“Object Lessons That Motivate,” Liahona, Mar. 1999, 26
To teach and inspire His listeners, the Savior often referred to familiar objects—like a lost coin, a lost sheep, and a pearl of great price. As gospel teachers, we can also use good object lessons by (1) searching the scriptures, (2) choosing objects familiar to our class members, and (3) using creativity. Three cautions: keep the object lesson short, keep it simple, and do not allow the object to overshadow the lesson.
To encourage the teachers in our ward to use better object lessons, I called those who would be attending a teacher development meeting and asked them to recall the most memorable object lesson they had seen.
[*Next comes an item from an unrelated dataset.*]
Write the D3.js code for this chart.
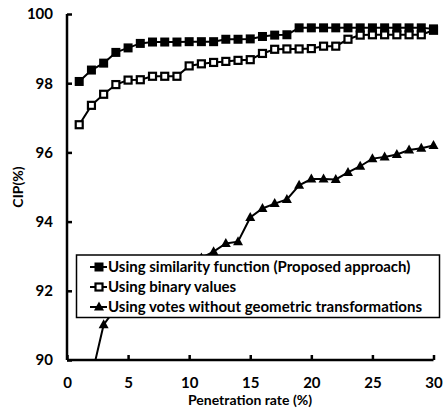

The responses were wonderful and sparked a deeper-than-usual interest in our upcoming meeting. At the beginning of the meeting, my wife, Rosie, and I used the responses to list nearly 30 object lessons on the chalkboard. We spent the rest of the meeting encouraging the teachers to share the object lessons that had the most impact on them.
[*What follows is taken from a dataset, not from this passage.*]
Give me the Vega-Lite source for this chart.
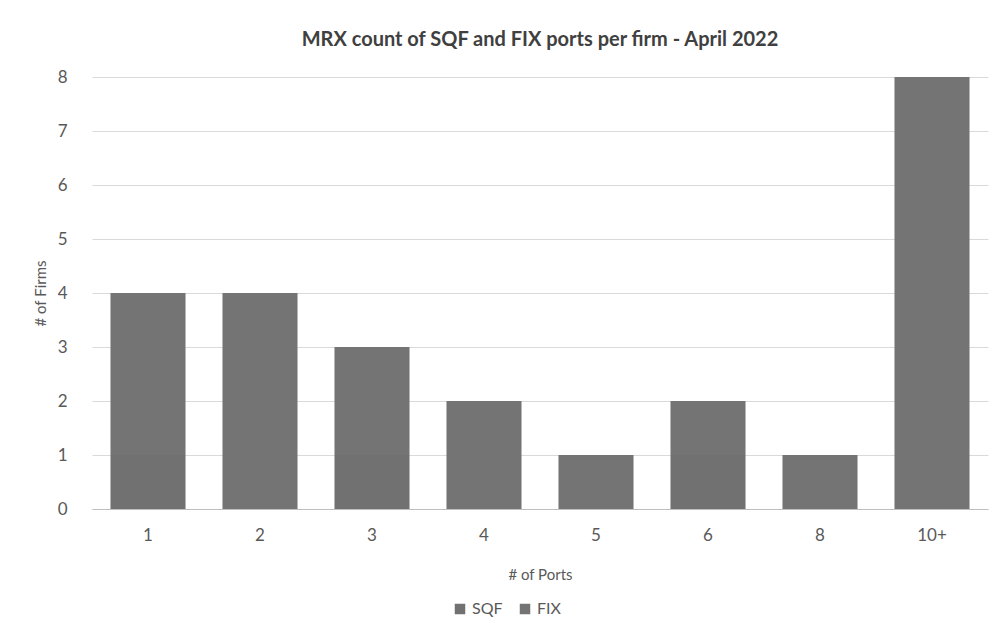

For example, Eunice Black, a Relief Society teacher, told of a speaker who set out 10 apples to represent his monthly income. He “paid” one apple for food, two apples for rent, and so on until only one apple remained—a tithing apple. Then he asked the bishop to stand next to him. He said that he hoped the Lord would understand he still had many bills to pay and could pay only part of his tithing that month. Then he took a big bite out of the apple and handed the bishop the partially eaten fruit. This lesson left a powerful impression on Sister Black. She determined to pay tithing first, then budget the remainder of her money.
David Baugh, the deacons quorum adviser, shared a story about a raw egg wrapped in several layers of egg cartons and tape. The teacher invited the class to bounce the bundle off the wall or drop it on the floor. Then he took the package back, pulled it apart, and showed the students the sheltered, unbroken egg inside. He taught the students that the gospel was designed to protect each of them in the same way—by helping them build layers of testimony as they kept the commandments.
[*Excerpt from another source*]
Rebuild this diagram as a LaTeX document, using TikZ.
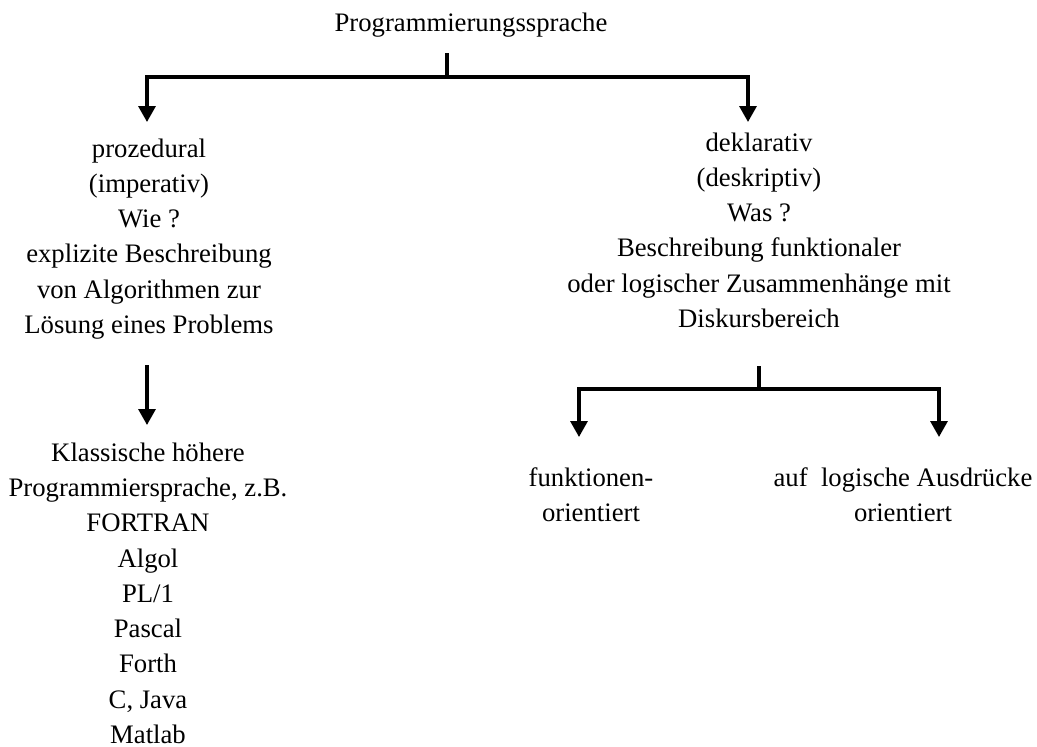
\documentclass[tikz,border=0pt]{standalone}
\usepackage{fontspec}
\setmainfont{Liberation Serif}
\usetikzlibrary{arrows.meta}
\begin{document}
\begin{tikzpicture}[x=1pt,y=-1pt,
  txt/.style={align=center,inner sep=0pt,anchor=base,
    font=\fontsize{26.7}{35.3}\selectfont},
  wire/.style={line width=3.3pt,line join=miter},
  arr/.style={wire,-{Triangle[width=17pt,length=16pt]}}]
\useasboundingbox (0,0) rectangle (1037,747);

% texts (each node is placed by the baseline of its last line)
\node[txt] (root) at (471,31) {Programmierungssprache};
\node[txt] (proz) at (149,333.5) {prozedural\\(imperativ)\\Wie ?\\explizite Beschreibung\\von Algorithmen zur\\Lösung eines Problems};
\node[txt] (dekl) at (759,327.5) {deklarativ\\(deskriptiv)\\Was ?\\Beschreibung funktionaler\\oder logischer Zusammenhänge mit\\Diskursbereich};
\node[txt] (klass) at (148,743.5) {Klassische höhere\\Programmiersprache, z.B.\\FORTRAN\\Algol\\PL/1\\Pascal\\Forth\\C, Java\\Matlab};
\node[txt] (funk) at (591,521.3) {funktionen-\\orientiert};
\node[txt] (logi) at (903,521.3) {auf\ \ logische Ausdrücke\\orientiert};

% top split
\coordinate (rs) at (447,53);
\coordinate (rj) at (447,77);
\coordinate (pt) at (147,122);
\coordinate (dt) at (748,122);
\draw[wire] (rs) -- (rj);
\draw[arr] (rj) -| (pt);
\draw[arr] (rj) -| (dt);

% procedural -> classic languages
\coordinate (ps) at (147,365);
\coordinate (kt) at (147,425);
\draw[arr] (ps) -- (kt);

% declarative split
\coordinate (ds) at (759,366);
\coordinate (dj) at (759,389);
\coordinate (ft) at (579,437);
\coordinate (lt) at (939,437);
\draw[wire] (ds) -- (dj);
\draw[arr] (dj) -| (ft);
\draw[arr] (dj) -| (lt);
\end{tikzpicture}
\end{document}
Primary teacher Pam Lareaux told about a time her grandmother took her into a darkened room, lit a candle, and showed Pam how she could light other candles from her own. Then Pam’s grandmother taught her the importance of being an example and sharing her testimony. The lesson was so powerful that Pam asked her grandmother to teach it to her again each time she visited.
I shared my own favorite object lesson. Nearly 40 years earlier a bishop’s counselor passed a clean, new piece of candy around a group of deacons. Then he offered the handled and somewhat sticky piece of candy to anyone who wanted to eat it. No one did. This wise teacher challenged us to remember the lesson when we were old enough to begin dating. We needed to keep ourselves morally clean and to respect our dates. It was a lesson on chastity I never forgot.
Spiritual preparation, combined with inspired object lessons, can help us understand gospel principles more clearly and motivate us to make good decisions.